-- begin COLLECTED DATA --

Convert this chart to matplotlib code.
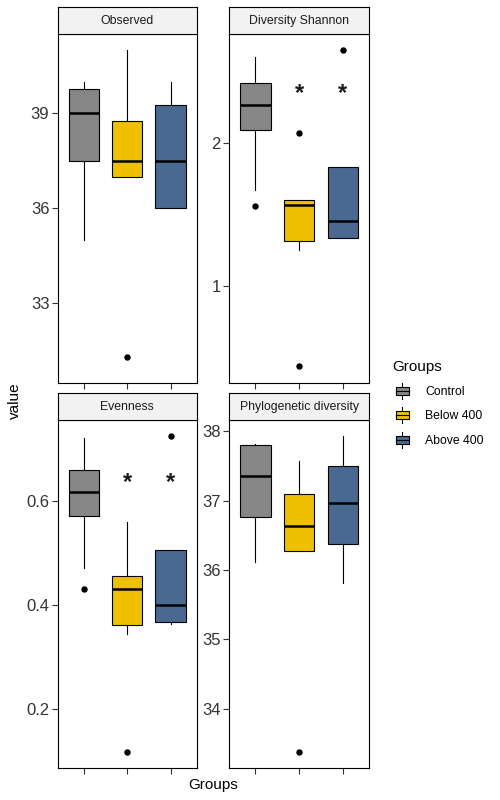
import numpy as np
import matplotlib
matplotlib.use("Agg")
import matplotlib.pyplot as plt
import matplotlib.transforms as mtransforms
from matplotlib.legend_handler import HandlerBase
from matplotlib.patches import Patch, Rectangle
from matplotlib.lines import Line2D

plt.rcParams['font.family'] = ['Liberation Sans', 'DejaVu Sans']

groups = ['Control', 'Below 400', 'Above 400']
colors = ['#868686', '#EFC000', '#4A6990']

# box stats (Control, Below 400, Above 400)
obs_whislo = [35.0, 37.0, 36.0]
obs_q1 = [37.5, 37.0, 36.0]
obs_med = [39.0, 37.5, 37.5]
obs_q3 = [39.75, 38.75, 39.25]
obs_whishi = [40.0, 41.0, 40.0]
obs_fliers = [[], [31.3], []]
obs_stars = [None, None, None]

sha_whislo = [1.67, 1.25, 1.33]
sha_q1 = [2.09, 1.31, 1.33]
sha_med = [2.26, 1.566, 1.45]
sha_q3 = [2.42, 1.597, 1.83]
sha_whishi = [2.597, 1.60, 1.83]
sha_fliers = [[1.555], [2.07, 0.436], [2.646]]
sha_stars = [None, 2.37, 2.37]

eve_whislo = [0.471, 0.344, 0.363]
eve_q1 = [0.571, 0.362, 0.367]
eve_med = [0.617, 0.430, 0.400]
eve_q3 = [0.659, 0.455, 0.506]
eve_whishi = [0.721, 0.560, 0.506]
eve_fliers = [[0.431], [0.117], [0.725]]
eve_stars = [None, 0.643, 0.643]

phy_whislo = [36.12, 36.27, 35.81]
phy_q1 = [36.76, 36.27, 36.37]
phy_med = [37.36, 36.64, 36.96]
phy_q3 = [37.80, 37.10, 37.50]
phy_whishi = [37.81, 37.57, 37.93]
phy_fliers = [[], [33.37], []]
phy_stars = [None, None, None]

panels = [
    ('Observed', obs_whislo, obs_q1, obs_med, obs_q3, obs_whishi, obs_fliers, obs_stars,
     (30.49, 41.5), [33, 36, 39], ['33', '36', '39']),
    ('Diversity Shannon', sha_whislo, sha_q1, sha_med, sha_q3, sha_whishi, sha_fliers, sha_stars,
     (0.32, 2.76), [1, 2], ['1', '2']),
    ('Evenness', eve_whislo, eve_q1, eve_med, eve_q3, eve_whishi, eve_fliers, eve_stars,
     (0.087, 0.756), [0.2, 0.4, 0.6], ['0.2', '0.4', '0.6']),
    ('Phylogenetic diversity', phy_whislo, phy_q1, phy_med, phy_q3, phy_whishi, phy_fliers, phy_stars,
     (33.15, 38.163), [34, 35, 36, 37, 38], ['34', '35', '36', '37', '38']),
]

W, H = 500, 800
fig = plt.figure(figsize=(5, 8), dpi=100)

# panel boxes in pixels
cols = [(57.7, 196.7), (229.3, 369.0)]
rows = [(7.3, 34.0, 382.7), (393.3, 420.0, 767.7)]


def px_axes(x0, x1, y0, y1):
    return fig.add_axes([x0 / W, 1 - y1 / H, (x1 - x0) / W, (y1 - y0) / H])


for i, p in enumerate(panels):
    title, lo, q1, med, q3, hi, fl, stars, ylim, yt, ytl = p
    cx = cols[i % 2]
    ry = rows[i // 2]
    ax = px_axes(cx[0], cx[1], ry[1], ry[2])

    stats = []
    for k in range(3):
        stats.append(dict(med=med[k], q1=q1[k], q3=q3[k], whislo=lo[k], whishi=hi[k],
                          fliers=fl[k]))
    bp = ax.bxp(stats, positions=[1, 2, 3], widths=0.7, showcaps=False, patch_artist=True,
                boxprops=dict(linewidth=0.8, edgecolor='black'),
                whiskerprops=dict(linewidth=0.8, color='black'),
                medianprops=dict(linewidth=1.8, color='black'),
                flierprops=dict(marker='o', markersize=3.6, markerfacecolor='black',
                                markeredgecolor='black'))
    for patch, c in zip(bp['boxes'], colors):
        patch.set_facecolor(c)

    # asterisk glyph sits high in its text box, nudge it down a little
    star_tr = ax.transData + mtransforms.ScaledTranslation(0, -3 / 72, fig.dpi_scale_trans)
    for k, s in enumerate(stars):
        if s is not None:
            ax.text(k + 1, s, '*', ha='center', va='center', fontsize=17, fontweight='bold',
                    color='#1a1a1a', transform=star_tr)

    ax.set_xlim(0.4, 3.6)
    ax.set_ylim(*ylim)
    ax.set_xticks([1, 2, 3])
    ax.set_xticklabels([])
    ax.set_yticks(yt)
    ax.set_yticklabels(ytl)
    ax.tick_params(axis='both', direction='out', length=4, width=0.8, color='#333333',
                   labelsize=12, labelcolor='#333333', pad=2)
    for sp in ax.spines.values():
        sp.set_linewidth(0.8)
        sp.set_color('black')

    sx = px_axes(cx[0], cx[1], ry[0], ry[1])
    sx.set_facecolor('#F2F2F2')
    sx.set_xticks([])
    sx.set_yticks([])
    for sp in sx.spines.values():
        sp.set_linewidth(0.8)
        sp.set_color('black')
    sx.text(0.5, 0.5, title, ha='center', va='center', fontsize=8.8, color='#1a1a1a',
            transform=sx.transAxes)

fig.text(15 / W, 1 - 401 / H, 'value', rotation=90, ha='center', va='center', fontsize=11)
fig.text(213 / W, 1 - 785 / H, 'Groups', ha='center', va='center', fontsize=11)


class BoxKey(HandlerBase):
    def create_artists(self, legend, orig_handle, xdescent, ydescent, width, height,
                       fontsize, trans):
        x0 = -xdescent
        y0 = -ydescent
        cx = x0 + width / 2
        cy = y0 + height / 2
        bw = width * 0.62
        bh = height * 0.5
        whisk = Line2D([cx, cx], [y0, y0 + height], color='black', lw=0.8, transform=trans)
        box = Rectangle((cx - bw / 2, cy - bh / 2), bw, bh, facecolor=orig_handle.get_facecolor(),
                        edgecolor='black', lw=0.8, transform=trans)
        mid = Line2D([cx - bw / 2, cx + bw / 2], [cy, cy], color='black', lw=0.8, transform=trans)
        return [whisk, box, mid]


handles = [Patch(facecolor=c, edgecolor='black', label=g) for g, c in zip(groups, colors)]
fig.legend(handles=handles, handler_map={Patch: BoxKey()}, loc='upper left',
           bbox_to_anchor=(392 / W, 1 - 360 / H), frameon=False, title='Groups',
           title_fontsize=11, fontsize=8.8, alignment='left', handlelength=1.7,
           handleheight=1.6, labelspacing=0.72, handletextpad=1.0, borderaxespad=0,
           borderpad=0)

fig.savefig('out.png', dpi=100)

-- end COLLECTED DATA --

▶ **DESCRIPTION OF THE TASK**:
From the first line of the material down to the line containing "eve_stars = [None, 0.643, 0.643]", inclusive, return each line exactly, skipping any picture.

▶ **CORRECT OUTPUT**:
Convert this chart to matplotlib code.
import numpy as np
import matplotlib
matplotlib.use("Agg")
import matplotlib.pyplot as plt
import matplotlib.transforms as mtransforms
from matplotlib.legend_handler import HandlerBase
from matplotlib.patches import Patch, Rectangle
from matplotlib.lines import Line2D

plt.rcParams['font.family'] = ['Liberation Sans', 'DejaVu Sans']

groups = ['Control', 'Below 400', 'Above 400']
colors = ['#868686', '#EFC000', '#4A6990']

# box stats (Control, Below 400, Above 400)
obs_whislo = [35.0, 37.0, 36.0]
obs_q1 = [37.5, 37.0, 36.0]
obs_med = [39.0, 37.5, 37.5]
obs_q3 = [39.75, 38.75, 39.25]
obs_whishi = [40.0, 41.0, 40.0]
obs_fliers = [[], [31.3], []]
obs_stars = [None, None, None]

sha_whislo = [1.67, 1.25, 1.33]
sha_q1 = [2.09, 1.31, 1.33]
sha_med = [2.26, 1.566, 1.45]
sha_q3 = [2.42, 1.597, 1.83]
sha_whishi = [2.597, 1.60, 1.83]
sha_fliers = [[1.555], [2.07, 0.436], [2.646]]
sha_stars = [None, 2.37, 2.37]

eve_whislo = [0.471, 0.344, 0.363]
eve_q1 = [0.571, 0.362, 0.367]
eve_med = [0.617, 0.430, 0.400]
eve_q3 = [0.659, 0.455, 0.506]
eve_whishi = [0.721, 0.560, 0.506]
eve_fliers = [[0.431], [0.117], [0.725]]
eve_stars = [None, 0.643, 0.643]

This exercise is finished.